WHAT THE TASK REQUIRES: Repeat every record below exactly as written.

SUPPLIED MATERIAL:
## BEGIN
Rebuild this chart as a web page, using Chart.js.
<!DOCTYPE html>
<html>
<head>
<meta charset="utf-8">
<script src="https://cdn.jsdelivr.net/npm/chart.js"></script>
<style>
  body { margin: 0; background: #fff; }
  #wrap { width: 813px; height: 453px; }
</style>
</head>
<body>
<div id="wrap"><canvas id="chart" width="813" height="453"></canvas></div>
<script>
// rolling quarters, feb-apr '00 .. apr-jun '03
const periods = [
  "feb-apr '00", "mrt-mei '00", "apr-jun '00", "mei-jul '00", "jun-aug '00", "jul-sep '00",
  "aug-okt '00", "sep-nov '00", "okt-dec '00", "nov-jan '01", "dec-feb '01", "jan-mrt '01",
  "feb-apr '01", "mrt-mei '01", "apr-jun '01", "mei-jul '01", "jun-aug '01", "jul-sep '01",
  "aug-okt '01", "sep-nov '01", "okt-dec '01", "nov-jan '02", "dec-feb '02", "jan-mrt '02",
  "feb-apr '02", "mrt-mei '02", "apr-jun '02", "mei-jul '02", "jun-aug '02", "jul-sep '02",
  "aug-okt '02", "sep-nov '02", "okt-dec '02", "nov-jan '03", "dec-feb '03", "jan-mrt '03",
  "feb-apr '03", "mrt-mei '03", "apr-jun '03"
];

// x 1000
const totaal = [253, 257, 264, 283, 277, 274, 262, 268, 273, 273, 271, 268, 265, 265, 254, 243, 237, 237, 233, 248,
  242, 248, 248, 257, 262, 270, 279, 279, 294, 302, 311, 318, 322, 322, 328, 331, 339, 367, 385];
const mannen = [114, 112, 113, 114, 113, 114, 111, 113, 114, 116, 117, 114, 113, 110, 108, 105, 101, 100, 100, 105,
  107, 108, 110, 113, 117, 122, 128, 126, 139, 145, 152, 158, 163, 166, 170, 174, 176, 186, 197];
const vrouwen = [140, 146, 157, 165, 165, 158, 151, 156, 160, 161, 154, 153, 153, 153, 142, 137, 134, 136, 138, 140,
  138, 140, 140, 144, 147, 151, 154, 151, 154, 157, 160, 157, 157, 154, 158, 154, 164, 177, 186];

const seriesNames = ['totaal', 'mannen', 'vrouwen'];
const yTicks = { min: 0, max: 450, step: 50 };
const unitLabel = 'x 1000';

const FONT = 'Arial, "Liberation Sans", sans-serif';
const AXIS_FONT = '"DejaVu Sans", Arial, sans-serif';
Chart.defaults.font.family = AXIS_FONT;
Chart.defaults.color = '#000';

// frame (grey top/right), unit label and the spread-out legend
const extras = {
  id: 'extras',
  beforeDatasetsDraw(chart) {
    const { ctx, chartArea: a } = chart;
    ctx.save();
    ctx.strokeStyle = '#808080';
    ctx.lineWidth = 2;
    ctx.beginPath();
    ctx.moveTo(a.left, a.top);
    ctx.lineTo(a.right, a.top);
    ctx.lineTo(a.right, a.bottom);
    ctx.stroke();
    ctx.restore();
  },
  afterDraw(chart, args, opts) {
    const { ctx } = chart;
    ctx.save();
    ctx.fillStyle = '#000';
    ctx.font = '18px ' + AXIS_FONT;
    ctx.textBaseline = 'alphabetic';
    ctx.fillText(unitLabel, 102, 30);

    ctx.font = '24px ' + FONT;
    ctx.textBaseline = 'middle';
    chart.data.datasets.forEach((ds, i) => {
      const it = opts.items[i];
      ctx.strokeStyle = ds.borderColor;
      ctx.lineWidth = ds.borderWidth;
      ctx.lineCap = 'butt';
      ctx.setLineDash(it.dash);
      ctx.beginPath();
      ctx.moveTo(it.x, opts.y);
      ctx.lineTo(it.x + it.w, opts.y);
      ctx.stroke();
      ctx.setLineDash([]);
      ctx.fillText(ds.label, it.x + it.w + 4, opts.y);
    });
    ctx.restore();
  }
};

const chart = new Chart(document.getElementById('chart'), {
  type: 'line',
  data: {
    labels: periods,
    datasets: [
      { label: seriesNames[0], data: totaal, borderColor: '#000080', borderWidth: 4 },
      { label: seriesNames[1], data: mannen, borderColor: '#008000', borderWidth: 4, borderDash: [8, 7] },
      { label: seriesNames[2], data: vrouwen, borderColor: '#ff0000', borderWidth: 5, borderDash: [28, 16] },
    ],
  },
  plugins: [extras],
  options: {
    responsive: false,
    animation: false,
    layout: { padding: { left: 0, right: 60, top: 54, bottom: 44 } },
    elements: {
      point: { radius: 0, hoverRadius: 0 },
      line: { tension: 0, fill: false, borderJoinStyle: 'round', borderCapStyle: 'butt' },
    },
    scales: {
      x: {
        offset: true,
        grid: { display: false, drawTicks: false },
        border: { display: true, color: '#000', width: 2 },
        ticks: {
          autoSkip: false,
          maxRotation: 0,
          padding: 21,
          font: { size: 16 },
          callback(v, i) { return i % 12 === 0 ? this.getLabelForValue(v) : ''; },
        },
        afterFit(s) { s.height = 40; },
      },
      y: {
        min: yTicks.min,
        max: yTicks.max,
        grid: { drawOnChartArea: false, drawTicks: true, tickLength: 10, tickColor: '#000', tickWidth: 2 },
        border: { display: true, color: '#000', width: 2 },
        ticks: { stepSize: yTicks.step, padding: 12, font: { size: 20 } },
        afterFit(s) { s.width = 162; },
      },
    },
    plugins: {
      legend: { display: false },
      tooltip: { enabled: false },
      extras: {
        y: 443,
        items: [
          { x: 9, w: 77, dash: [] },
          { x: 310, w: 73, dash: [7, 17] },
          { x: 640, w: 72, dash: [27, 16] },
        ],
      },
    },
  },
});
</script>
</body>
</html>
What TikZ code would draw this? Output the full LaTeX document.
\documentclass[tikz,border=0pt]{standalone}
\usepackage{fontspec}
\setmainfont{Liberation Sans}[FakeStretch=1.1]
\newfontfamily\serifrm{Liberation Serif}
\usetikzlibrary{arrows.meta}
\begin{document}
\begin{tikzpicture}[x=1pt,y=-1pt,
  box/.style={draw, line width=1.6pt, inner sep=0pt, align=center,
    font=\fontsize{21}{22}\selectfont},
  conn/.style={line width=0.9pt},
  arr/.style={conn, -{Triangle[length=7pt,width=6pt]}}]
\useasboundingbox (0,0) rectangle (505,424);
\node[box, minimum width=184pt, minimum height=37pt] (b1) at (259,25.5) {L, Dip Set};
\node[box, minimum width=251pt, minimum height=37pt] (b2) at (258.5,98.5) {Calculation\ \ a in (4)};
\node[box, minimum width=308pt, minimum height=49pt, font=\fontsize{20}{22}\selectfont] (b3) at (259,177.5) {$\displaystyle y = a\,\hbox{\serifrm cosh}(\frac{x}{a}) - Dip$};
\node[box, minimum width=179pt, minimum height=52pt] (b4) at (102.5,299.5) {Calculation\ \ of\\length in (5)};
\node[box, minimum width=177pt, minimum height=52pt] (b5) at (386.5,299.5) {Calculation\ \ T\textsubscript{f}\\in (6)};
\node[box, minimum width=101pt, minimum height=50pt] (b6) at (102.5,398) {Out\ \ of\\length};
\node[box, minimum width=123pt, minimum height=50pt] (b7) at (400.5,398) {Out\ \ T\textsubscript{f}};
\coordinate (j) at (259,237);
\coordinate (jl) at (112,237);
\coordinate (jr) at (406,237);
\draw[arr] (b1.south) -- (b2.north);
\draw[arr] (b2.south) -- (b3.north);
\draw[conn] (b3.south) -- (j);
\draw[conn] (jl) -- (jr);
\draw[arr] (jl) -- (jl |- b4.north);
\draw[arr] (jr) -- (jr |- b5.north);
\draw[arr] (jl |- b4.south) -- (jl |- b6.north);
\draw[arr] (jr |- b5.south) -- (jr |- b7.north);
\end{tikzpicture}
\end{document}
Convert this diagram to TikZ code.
## END
SOLVED EXERCISE:
Rebuild this chart as a web page, using Chart.js.
<!DOCTYPE html>
<html>
<head>
<meta charset="utf-8">
<script src="https://cdn.jsdelivr.net/npm/chart.js"></script>
<style>
  body { margin: 0; background: #fff; }
  #wrap { width: 813px; height: 453px; }
</style>
</head>
<body>
<div id="wrap"><canvas id="chart" width="813" height="453"></canvas></div>
<script>
// rolling quarters, feb-apr '00 .. apr-jun '03
const periods = [
  "feb-apr '00", "mrt-mei '00", "apr-jun '00", "mei-jul '00", "jun-aug '00", "jul-sep '00",
  "aug-okt '00", "sep-nov '00", "okt-dec '00", "nov-jan '01", "dec-feb '01", "jan-mrt '01",
  "feb-apr '01", "mrt-mei '01", "apr-jun '01", "mei-jul '01", "jun-aug '01", "jul-sep '01",
  "aug-okt '01", "sep-nov '01", "okt-dec '01", "nov-jan '02", "dec-feb '02", "jan-mrt '02",
  "feb-apr '02", "mrt-mei '02", "apr-jun '02", "mei-jul '02", "jun-aug '02", "jul-sep '02",
  "aug-okt '02", "sep-nov '02", "okt-dec '02", "nov-jan '03", "dec-feb '03", "jan-mrt '03",
  "feb-apr '03", "mrt-mei '03", "apr-jun '03"
];

// x 1000
const totaal = [253, 257, 264, 283, 277, 274, 262, 268, 273, 273, 271, 268, 265, 265, 254, 243, 237, 237, 233, 248,
  242, 248, 248, 257, 262, 270, 279, 279, 294, 302, 311, 318, 322, 322, 328, 331, 339, 367, 385];
const mannen = [114, 112, 113, 114, 113, 114, 111, 113, 114, 116, 117, 114, 113, 110, 108, 105, 101, 100, 100, 105,
  107, 108, 110, 113, 117, 122, 128, 126, 139, 145, 152, 158, 163, 166, 170, 174, 176, 186, 197];
const vrouwen = [140, 146, 157, 165, 165, 158, 151, 156, 160, 161, 154, 153, 153, 153, 142, 137, 134, 136, 138, 140,
  138, 140, 140, 144, 147, 151, 154, 151, 154, 157, 160, 157, 157, 154, 158, 154, 164, 177, 186];

const seriesNames = ['totaal', 'mannen', 'vrouwen'];
const yTicks = { min: 0, max: 450, step: 50 };
const unitLabel = 'x 1000';

const FONT = 'Arial, "Liberation Sans", sans-serif';
const AXIS_FONT = '"DejaVu Sans", Arial, sans-serif';
Chart.defaults.font.family = AXIS_FONT;
Chart.defaults.color = '#000';

// frame (grey top/right), unit label and the spread-out legend
const extras = {
  id: 'extras',
  beforeDatasetsDraw(chart) {
    const { ctx, chartArea: a } = chart;
    ctx.save();
    ctx.strokeStyle = '#808080';
    ctx.lineWidth = 2;
    ctx.beginPath();
    ctx.moveTo(a.left, a.top);
    ctx.lineTo(a.right, a.top);
    ctx.lineTo(a.right, a.bottom);
    ctx.stroke();
    ctx.restore();
  },
  afterDraw(chart, args, opts) {
    const { ctx } = chart;
    ctx.save();
    ctx.fillStyle = '#000';
    ctx.font = '18px ' + AXIS_FONT;
    ctx.textBaseline = 'alphabetic';
    ctx.fillText(unitLabel, 102, 30);

    ctx.font = '24px ' + FONT;
    ctx.textBaseline = 'middle';
    chart.data.datasets.forEach((ds, i) => {
      const it = opts.items[i];
      ctx.strokeStyle = ds.borderColor;
      ctx.lineWidth = ds.borderWidth;
      ctx.lineCap = 'butt';
      ctx.setLineDash(it.dash);
      ctx.beginPath();
      ctx.moveTo(it.x, opts.y);
      ctx.lineTo(it.x + it.w, opts.y);
      ctx.stroke();
      ctx.setLineDash([]);
      ctx.fillText(ds.label, it.x + it.w + 4, opts.y);
    });
    ctx.restore();
  }
};

const chart = new Chart(document.getElementById('chart'), {
  type: 'line',
  data: {
    labels: periods,
    datasets: [
      { label: seriesNames[0], data: totaal, borderColor: '#000080', borderWidth: 4 },
      { label: seriesNames[1], data: mannen, borderColor: '#008000', borderWidth: 4, borderDash: [8, 7] },
      { label: seriesNames[2], data: vrouwen, borderColor: '#ff0000', borderWidth: 5, borderDash: [28, 16] },
    ],
  },
  plugins: [extras],
  options: {
    responsive: false,
    animation: false,
    layout: { padding: { left: 0, right: 60, top: 54, bottom: 44 } },
    elements: {
      point: { radius: 0, hoverRadius: 0 },
      line: { tension: 0, fill: false, borderJoinStyle: 'round', borderCapStyle: 'butt' },
    },
    scales: {
      x: {
        offset: true,
        grid: { display: false, drawTicks: false },
        border: { display: true, color: '#000', width: 2 },
        ticks: {
          autoSkip: false,
          maxRotation: 0,
          padding: 21,
          font: { size: 16 },
          callback(v, i) { return i % 12 === 0 ? this.getLabelForValue(v) : ''; },
        },
        afterFit(s) { s.height = 40; },
      },
      y: {
        min: yTicks.min,
        max: yTicks.max,
        grid: { drawOnChartArea: false, drawTicks: true, tickLength: 10, tickColor: '#000', tickWidth: 2 },
        border: { display: true, color: '#000', width: 2 },
        ticks: { stepSize: yTicks.step, padding: 12, font: { size: 20 } },
        afterFit(s) { s.width = 162; },
      },
    },
    plugins: {
      legend: { display: false },
      tooltip: { enabled: false },
      extras: {
        y: 443,
        items: [
          { x: 9, w: 77, dash: [] },
          { x: 310, w: 73, dash: [7, 17] },
          { x: 640, w: 72, dash: [27, 16] },
        ],
      },
    },
  },
});
</script>
</body>
</html>
What TikZ code would draw this? Output the full LaTeX document.
\documentclass[tikz,border=0pt]{standalone}
\usepackage{fontspec}
\setmainfont{Liberation Sans}[FakeStretch=1.1]
\newfontfamily\serifrm{Liberation Serif}
\usetikzlibrary{arrows.meta}
\begin{document}
\begin{tikzpicture}[x=1pt,y=-1pt,
  box/.style={draw, line width=1.6pt, inner sep=0pt, align=center,
    font=\fontsize{21}{22}\selectfont},
  conn/.style={line width=0.9pt},
  arr/.style={conn, -{Triangle[length=7pt,width=6pt]}}]
\useasboundingbox (0,0) rectangle (505,424);
\node[box, minimum width=184pt, minimum height=37pt] (b1) at (259,25.5) {L, Dip Set};
\node[box, minimum width=251pt, minimum height=37pt] (b2) at (258.5,98.5) {Calculation\ \ a in (4)};
\node[box, minimum width=308pt, minimum height=49pt, font=\fontsize{20}{22}\selectfont] (b3) at (259,177.5) {$\displaystyle y = a\,\hbox{\serifrm cosh}(\frac{x}{a}) - Dip$};
\node[box, minimum width=179pt, minimum height=52pt] (b4) at (102.5,299.5) {Calculation\ \ of\\length in (5)};
\node[box, minimum width=177pt, minimum height=52pt] (b5) at (386.5,299.5) {Calculation\ \ T\textsubscript{f}\\in (6)};
\node[box, minimum width=101pt, minimum height=50pt] (b6) at (102.5,398) {Out\ \ of\\length};
\node[box, minimum width=123pt, minimum height=50pt] (b7) at (400.5,398) {Out\ \ T\textsubscript{f}};
\coordinate (j) at (259,237);
\coordinate (jl) at (112,237);
\coordinate (jr) at (406,237);
\draw[arr] (b1.south) -- (b2.north);
\draw[arr] (b2.south) -- (b3.north);
\draw[conn] (b3.south) -- (j);
\draw[conn] (jl) -- (jr);
\draw[arr] (jl) -- (jl |- b4.north);
\draw[arr] (jr) -- (jr |- b5.north);
\draw[arr] (jl |- b4.south) -- (jl |- b6.north);
\draw[arr] (jr |- b5.south) -- (jr |- b7.north);
\end{tikzpicture}
\end{document}
Convert this diagram to TikZ code.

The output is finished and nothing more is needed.